There's a pause and she slowly replies "No. We don't offer that service here", looking about as if she's locating the switch to open that hole in the ground beneath you. You've not said anything wrong, you're surrounded by beautiful little lingerie that you could have had a future with... so why do you feel... deviant?

WHY is getting measured for a bra so HARD? Hardly any shops offer it, and often lingerie shops are staffed with women whose breasts haven't moved a millimetre since they sent in their final note excusing them from PE. I'm at a stage where I need my boobs measured EVERY TIME - 43, on my second bout of extended breastfeeding after a six-year gap, with baps that go up a cup and back again one week every month - I don't so much have a bra "size" as an approximate range of co-ordinates. It would be easier to land a jump jet in my cleavage than guess if that bundle of lace will support dear Charlie and Lola. (These were the names my daughter gave to my bosom, which is awkward when I ask in public if my baby wants some Charlie).

ALL shops which sell these pieces of engineering need a qualified fitter.
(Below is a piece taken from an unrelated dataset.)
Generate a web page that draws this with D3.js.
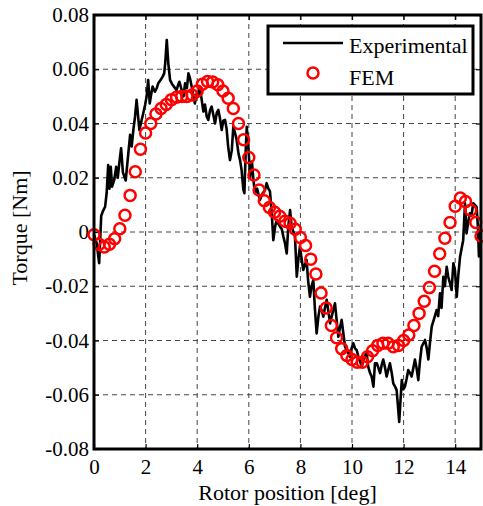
<!DOCTYPE html>
<html>
    <head>
        <meta charset="utf-8">
        <style>
            body { margin: 0; background: #fff; }
        </style>
    </head>
    <body>
        <svg width="483" height="506"></svg>
        <script src="https://d3js.org/d3.v7.min.js"></script>
        <script>
            // measured rotor torque (noisy trace)
            let expPos = [0.00, 0.10, 0.20, 0.28, 0.36, 0.43, 0.49, 0.55, 0.60, 0.65, 0.70, 0.78, 0.86, 0.92, 0.98,
                1.05, 1.12, 1.23, 1.33, 1.40, 1.46, 1.53, 1.59, 1.65, 1.76, 1.84, 1.91, 1.98, 2.04, 2.10, 2.16,
                2.22, 2.27, 2.36, 2.43, 2.49, 2.58, 2.66, 2.72, 2.76, 2.82, 2.88, 2.95, 3.03, 3.10, 3.20, 3.27,
                3.31, 3.40, 3.47, 3.53, 3.60, 3.66, 3.72, 3.80, 3.91, 3.98, 4.04, 4.10, 4.17, 4.24, 4.30, 4.37,
                4.43, 4.50, 4.56, 4.63, 4.69, 4.76, 4.82, 4.88, 4.95, 5.01, 5.08, 5.14, 5.20, 5.27, 5.34, 5.40,
                5.47, 5.53, 5.60, 5.66, 5.72, 5.79, 5.83, 5.88, 5.92, 5.98, 6.05, 6.12, 6.18, 6.24, 6.32, 6.43,
                6.52, 6.63, 6.69, 6.76, 6.82, 6.89, 6.95, 7.02, 7.08, 7.15, 7.21, 7.28, 7.34, 7.40, 7.47, 7.53,
                7.60, 7.66, 7.73, 7.79, 7.86, 7.92, 7.98, 8.05, 8.11, 8.18, 8.24, 8.30, 8.37, 8.43, 8.50, 8.56,
                8.63, 8.70, 8.76, 8.83, 8.89, 8.95, 9.02, 9.08, 9.15, 9.24, 9.34, 9.40, 9.47, 9.54, 9.60, 9.66,
                9.73, 9.82, 9.92, 9.98, 10.05, 10.12, 10.18, 10.25, 10.32, 10.38, 10.45, 10.51, 10.57, 10.63,
                10.70, 10.76, 10.83, 10.89, 10.96, 11.02, 11.09, 11.15, 11.21, 11.28, 11.34, 11.40, 11.47, 11.54,
                11.60, 11.67, 11.73, 11.78, 11.83, 11.88, 11.93, 11.99, 12.05, 12.12, 12.18, 12.25, 12.31, 12.38,
                12.44, 12.50, 12.57, 12.63, 12.70, 12.77, 12.83, 12.90, 12.96, 13.02, 13.09, 13.18, 13.28, 13.34,
                13.41, 13.47, 13.54, 13.60, 13.67, 13.73, 13.80, 13.86, 13.93, 13.99, 14.06, 14.12, 14.19, 14.25,
                14.31, 14.38, 14.44, 14.51, 14.57, 14.63, 14.70, 14.76, 14.83, 14.88, 14.92, 15.00];
            let expTorque = [-0.001, -0.004, -0.0115, 0.006, 0.008, 0.0093, 0.0143, 0.0247, 0.016, 0.024, 0.0167, 0.019, 0.024, 0.020, 0.0253,
                0.0309, 0.022, 0.019, 0.029, 0.0358, 0.0315, 0.038, 0.0425, 0.0487, 0.0376, 0.041, 0.0438, 0.0468, 0.050, 0.056, 0.0474,
                0.051, 0.0536, 0.0517, 0.053, 0.0548, 0.056, 0.0573, 0.0585, 0.0622, 0.0708, 0.0622, 0.056, 0.0545, 0.0536, 0.0523, 0.0545,
                0.0554, 0.0523, 0.050, 0.0548, 0.053, 0.0585, 0.0567, 0.053, 0.0474, 0.0511, 0.0499, 0.0536, 0.049, 0.0444, 0.047, 0.0425,
                0.0413, 0.045, 0.0462, 0.043, 0.040, 0.044, 0.045, 0.042, 0.0376, 0.041, 0.0413, 0.038, 0.0315, 0.0265, 0.030, 0.0388,
                0.0364, 0.0339, 0.029, 0.0265, 0.0229, 0.0155, 0.0143, 0.030, 0.0388, 0.032, 0.0204, 0.026, 0.019, 0.0143, 0.016, 0.0118,
                0.014, 0.0155, 0.018, 0.016, 0.015, 0.0069, -0.003, 0.002, 0.0044, 0.003, 0.002, 0.001, -0.0017, -0.004, -0.0079, 0.002,
                0.0081, 0.002, 0.000, -0.0017, -0.0165, -0.010, -0.0054, -0.010, -0.014, -0.012, -0.0103, -0.018, -0.0239, -0.020, -0.0177, -0.028,
                -0.0374, -0.031, -0.0275, -0.029, -0.0312, -0.028, -0.025, -0.029, -0.0337, -0.030, -0.0263, -0.032, -0.0386, -0.035, -0.0324, -0.037,
                -0.0423, -0.044, -0.046, -0.043, -0.041, -0.043, -0.0435, -0.046, -0.048, -0.0497, -0.047, -0.0455, -0.0447, -0.0497,
                -0.052, -0.0533, -0.057, -0.0484, -0.0484, -0.050, -0.052, -0.049, -0.047, -0.050, -0.0533, -0.051, -0.0484, -0.052,
                -0.0558, -0.057, -0.0583, -0.064, -0.070, -0.062, -0.0546, -0.058, -0.057, -0.054, -0.0509, -0.052, -0.0533, -0.050,
                -0.047, -0.050, -0.0546, -0.048, -0.0423, -0.041, -0.0398, -0.043, -0.047, -0.041, -0.0349, -0.032, -0.0288, -0.031,
                -0.0226, -0.028, -0.0165, -0.020, -0.0128, -0.0165, -0.019, -0.0214, -0.0115, -0.014, -0.0239, -0.016, -0.009, -0.006,
                -0.003, 0.0106, -0.0005, 0.004, 0.0069, 0.006, 0.0106, 0.010, 0.0093, 0.002, -0.009, 0.0007];

            // FEM result, one circle per sample
            let femPos = [0.0, 0.2, 0.4, 0.6, 0.8, 1.0, 1.2, 1.4, 1.6, 1.8, 2.0, 2.2, 2.4, 2.6, 2.8, 3.0, 3.2, 3.4, 3.6, 3.8,
                4.0, 4.2, 4.4, 4.6, 4.8, 5.0, 5.2, 5.4, 5.6, 5.8, 6.0, 6.2, 6.4, 6.6, 6.8, 7.0, 7.2, 7.4, 7.6, 7.8,
                8.0, 8.2, 8.4, 8.6, 8.8, 9.0, 9.2, 9.4, 9.6, 9.8, 10.0, 10.2, 10.4, 10.6, 10.8, 11.0, 11.2, 11.4, 11.6, 11.8,
                12.0, 12.2, 12.4, 12.6, 12.8, 13.0, 13.2, 13.4, 13.6, 13.8, 14.0, 14.2, 14.4, 14.6, 14.8, 15.0];
            let femTorque = [-0.001, -0.0045, -0.0055, -0.0045, -0.0025, 0.0012, 0.0062, 0.0135, 0.0222, 0.0305, 0.0365, 0.040, 0.0435, 0.0455, 0.047, 0.0488, 0.0497, 0.050, 0.050, 0.0505,
                0.052, 0.0545, 0.0555, 0.0553, 0.0543, 0.052, 0.0493, 0.0455, 0.040, 0.034, 0.0275, 0.021, 0.0155, 0.0115, 0.009, 0.0073, 0.0058, 0.004, 0.0032, 0.001,
                -0.002, -0.005, -0.010, -0.0155, -0.0225, -0.028, -0.0345, -0.039, -0.043, -0.0455, -0.047, -0.048, -0.048, -0.046, -0.0438, -0.0418, -0.041, -0.041, -0.0423, -0.0418,
                -0.040, -0.038, -0.0345, -0.030, -0.0255, -0.0205, -0.0145, -0.008, -0.0023, 0.0035, 0.0095, 0.0125, 0.0112, 0.008, 0.0035, -0.0015];

            let xTicks = [0, 2, 4, 6, 8, 10, 12, 14];
            let yTicks = [-0.08, -0.06, -0.04, -0.02, 0, 0.02, 0.04, 0.06, 0.08];

            let font = "'Liberation Serif', 'Times New Roman', serif";

            let svg = d3.select("svg"),
                margin = {top: 15, right: 2, bottom: 57, left: 94},
                width = +svg.attr("width") - margin.left - margin.right,
                height = +svg.attr("height") - margin.top - margin.bottom;

            svg.attr("font-family", font);

            let g = svg.append("g").attr("transform", `translate(${margin.left},${margin.top})`);

            let x = d3.scaleLinear().domain([0, 15]).range([0, width]);
            let y = d3.scaleLinear().domain([-0.08, 0.08]).range([height, 0]);

            // dashed grid
            g.append("g").selectAll("line").data(xTicks.slice(1)).enter().append("line")
                .attr("x1", d => x(d)).attr("x2", d => x(d))
                .attr("y1", 0).attr("y2", height)
                .attr("stroke", "#444").attr("stroke-dasharray", "5,4");
            g.append("g").selectAll("line").data(yTicks.slice(1, -1)).enter().append("line")
                .attr("x1", 0).attr("x2", width)
                .attr("y1", d => y(d)).attr("y2", d => y(d))
                .attr("stroke", "#444").attr("stroke-dasharray", "5,4");

            let fmtY = d => d === 0 ? "0" : d3.format(".2f")(d).replace("−", "-");

            let axes = [
                g.append("g").attr("transform", `translate(0,${height})`)
                    .call(d3.axisBottom(x).tickValues(xTicks).tickSize(-5).tickPadding(10)),
                g.append("g")
                    .call(d3.axisLeft(y).tickValues(yTicks).tickSize(-5).tickPadding(5).tickFormat(fmtY)),
                g.append("g")
                    .call(d3.axisTop(x).tickValues(xTicks).tickSize(-5).tickFormat("")),
                g.append("g").attr("transform", `translate(${width},0)`)
                    .call(d3.axisRight(y).tickValues(yTicks).tickSize(-5).tickFormat(""))
            ];
            axes.forEach(a => {
                a.attr("font-family", font).attr("font-size", 21);
                a.select(".domain").remove();
                a.selectAll(".tick line").attr("stroke", "#000").attr("stroke-width", 1.2);
                a.selectAll("text").attr("fill", "#000");
            });

            // experimental trace
            let line = d3.line().x(d => x(d[0])).y(d => y(d[1]));
            g.append("path")
                .datum(expPos.map((p, i) => [p, expTorque[i]]))
                .attr("d", line)
                .attr("fill", "none")
                .attr("stroke", "#000")
                .attr("stroke-width", 2.6)
                .attr("stroke-linejoin", "round");

            // FEM circles
            g.append("g").selectAll("circle")
                .data(femPos.map((p, i) => [p, femTorque[i]]))
                .enter().append("circle")
                .attr("cx", d => x(d[0]))
                .attr("cy", d => y(d[1]))
                .attr("r", 5.5)
                .attr("fill", "none")
                .attr("stroke", "#ff0000")
                .attr("stroke-width", 2.5);

            // frame
            g.append("rect")
                .attr("width", width).attr("height", height)
                .attr("fill", "none").attr("stroke", "#000").attr("stroke-width", 3);

            // legend
            let leg = svg.append("g");
            leg.append("rect")
                .attr("x", 268).attr("y", 26).attr("width", 205).attr("height", 68)
                .attr("fill", "#fff").attr("stroke", "#000").attr("stroke-width", 3);
            leg.append("line")
                .attr("x1", 283).attr("x2", 343).attr("y1", 43).attr("y2", 43)
                .attr("stroke", "#000").attr("stroke-width", 2.6);
            leg.append("text").attr("x", 349).attr("y", 53).attr("font-size", 22).text("Experimental");
            leg.append("circle")
                .attr("cx", 313).attr("cy", 73).attr("r", 5.5)
                .attr("fill", "none").attr("stroke", "#ff0000").attr("stroke-width", 2.5);
            leg.append("text").attr("x", 349).attr("y", 85).attr("font-size", 22).text("FEM");

            // axis titles
            svg.append("text")
                .attr("x", margin.left + width / 2).attr("y", 500)
                .attr("text-anchor", "middle").attr("font-size", 22)
                .text("Rotor position [deg]");
            svg.append("text")
                .attr("transform", `translate(27,${margin.top + height / 2 - 4}) rotate(-90)`)
                .attr("text-anchor", "middle").attr("font-size", 22)
                .text("Torque [Nm]");
        </script>
    </body>
</html>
I don't mean a Saturday girl who thinks "tape measures" are the amount of alcohol you drink before allowing yourself to be videoed. Nothing against them, I just feel cruel showing a girl whose gorgeous boobs stick before her with a verve for the future, a bosom with a rather longer CV. I want to be measured by a woman in her 80s, whose breasts have lived the equivalent of a Ray Mears survival challenge. Who can handle a tape measure like a lasso, because she can make a dress out of a curtain and a doily. I can't even make a dress out of a dress.

Or measured by someone who adores the female form in all its lopsided glory, knowing we don't all look like a Rubens or a Botticelli, but some a Dali (which reminds me, I must buy some ant killer...). Someone who knows how to make all of us look our best. Station Gok Wan in every department store in Britain! You may think he'd be too busy, but seeing he's playing out his career advertising yoghurt that clears your bowels, I think he'd be thrilled.
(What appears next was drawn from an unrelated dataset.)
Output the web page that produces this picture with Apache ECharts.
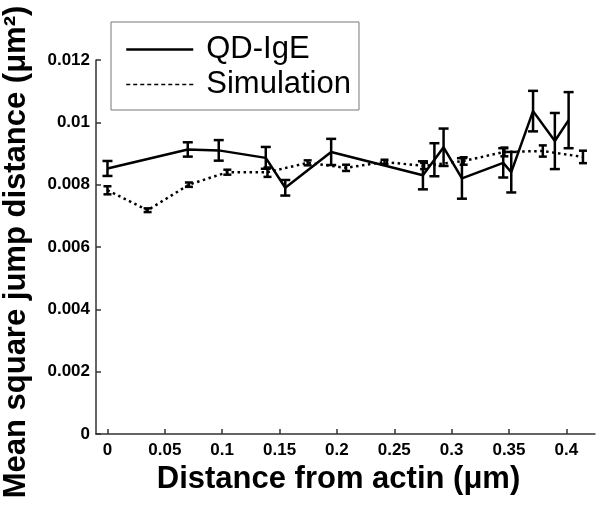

And can we have bras that care for our soft pals? Walk into any underwear section and you're faced with wired, angry, solid armour- rows of them, coming towards you like a terracotta army, you feel like fleeing to the sock department screaming "They're alive! They're aliiiiiive!".

Who decided that breasts needed to be caged? Were breasts roaming free, savaging passing babies, until cornered by a torch carrying mob chanting "Muzzle it!"? My boobies are my friends, and you don't keep friends wired up in cages, unless you're Clarice Starling.

How did we get here? The softest part of your body, in need of the most protection which docs advise must not receive any trauma - "yeah, stick a wire round it, some thin, sharp metal, hang on, have this one, I'll just take my kebab off it..." What was rejected? Broken glass? Spare carpentry vices?

Maybe we need only women to make bras? Sorry to be sexist, I mean, I do know many men have breasts, but they seem to get all their support through consistent beer use.

The only time men have their undies wired up and solid is when someone's going to swing a cricket bat at them. My Bristols don't face daily attack from planks of wood, there are no flying picket fences, we are not having a hurricane, and if we were, the only clothing I want to prepare for it is a pair of red glittery shoes.

I can have people falling at my feet without wire in my bra thank you, especially if I take it out and stretch it across doorways. And if you can't bear the thought of losing your pre-shaped, solid cups, why not offer your vest to two hibernating tortoises this winter? It will look the same and you'll no longer waste the lettuce you pick out of your burger.

Of course I need some construction, a flood barrier to stop all my flesh pooling in my midriff. I've tried "soft bras" and had more support from the napkin tucked in my neck. The choice is a meccano set, or a delicate wisp of nothing... "Here's Madeleine with your soft bra, can you stand completely still whilst she blows the smoke rings at you?"

Fulfil my list of demands ASAP please. I'm a busy woman, I have less time than a Snapchat, and I really, really need a bra!

As many Snapchat users will testify.